Three same-model meshes. Same question. Confident consensus — in opposite directions.
ARM is the instrument that makes this visible: an open protocol for multi-agent AI reasoning that is transparent, auditable, and contamination-aware.
The echo problem
Multi-agent AI systems are sold on a seductive assumption: if three agents agree, the answer is more trustworthy. ARM attacks that assumption.
If all three agents share training data and post-training alignment, their agreement may be circular— shared priors, not independent confirmation. Worse, if agents see each other's reasoning before forming their own view, a dissenter can quietly conform to the majority.
ARM names this the Alignment Monoculture Problem: in same-model meshes, observed consensus can be indistinguishable from shared prior activation. You can't tell genuine agreement from an echo.

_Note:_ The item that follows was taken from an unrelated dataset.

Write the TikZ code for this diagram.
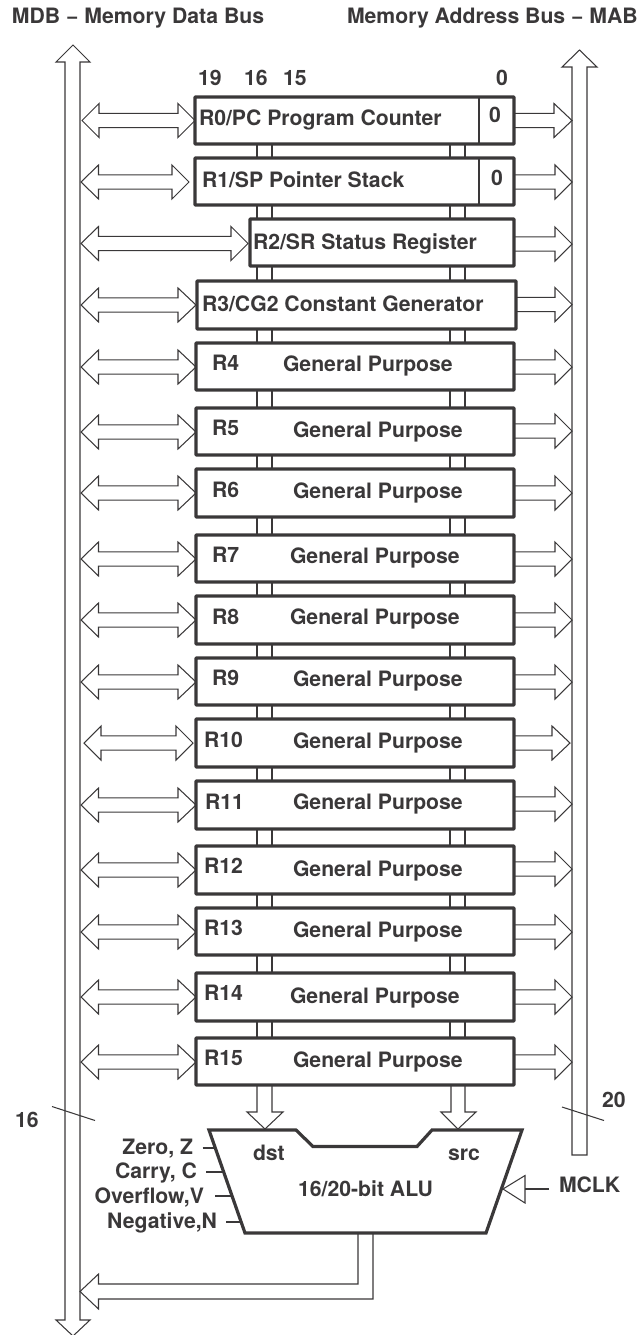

“Measuring a board three times with the same warped tape doesn't make it straight. You need a different reference, and you need to take each measurement before anyone calls out their number.”
How it works
Two rounds. One core signal. The drift score Δ measures how much each agent's confidence moves once it sees its peers.
Isolation
Every agent answers with zero cross-visibility. Each emits a structured trace: claim, confidence (0–1), reasoning frame, assumptions, critical path, discarded paths, challenge surface.
Convergence analysis
ARM computes lexical convergence (Jaccard, TF-IDF) on R1 traces. ≥ 0.40 raises a shared-prior warning. A directional unanimity flag catches same yes/no by different vocabulary — which Jaccard misses.
Deliberation
Agents see compressed peer traces and revise. ARM records the drift score Δ for each agent and flags position reversals via the polarity gate (v0.8+).
Model-level epistemic fingerprinting
On a CFAA zero-day question, three same-model meshes reached confident consensus in opposite directions. A system built on one provider would refuse; an isomorphic system on another would act — both reporting high-confidence consensus, neither signaling that the answer was provider-dependent.
| Mesh | R1 Position | Avg. Confidence | Unanimity |
|---|---|---|---|
| All-Claude | NO — CFAA bars it | ~0.82 | Unanimous (3/3) |
| All-Gemini | YES — disclose | 0.90 | Unanimous (3/3) |
| All-GPT | Split | — | Internal conflict |
This is a preliminary pilot, not an established result. Three stated confounds: provider is confounded with capability tier (frontier Claude vs. smaller Gemini/GPT models); n=1 per provider-question cell against a 0.15–0.20 variance floor; the disagreement label comes from a single Gamma instance with no inter-rater reliability. The directional opposition — a property of the R1 claims themselves — is the most robust part, but needs same-tier, multi-run replication.
What's next
Open-source release
Full repo (105 JSON traces, 89 in Appendix D) going live on GitHub under Apache 2.0.
DEF CON AI Village
Submitted to AIV8, Las Vegas. Decision expected next week — will update if accepted.
arXiv Preprint
Citation pass + delta_mismatch field verification in v0.7.1 exports before submission.
ARM is a smoke detector, not a sprinkler system.
It surfaces failure modes. It doesn't prevent them in production — yet. The honest scope is the credibility. Frame it as accountability legibility, not safety certification.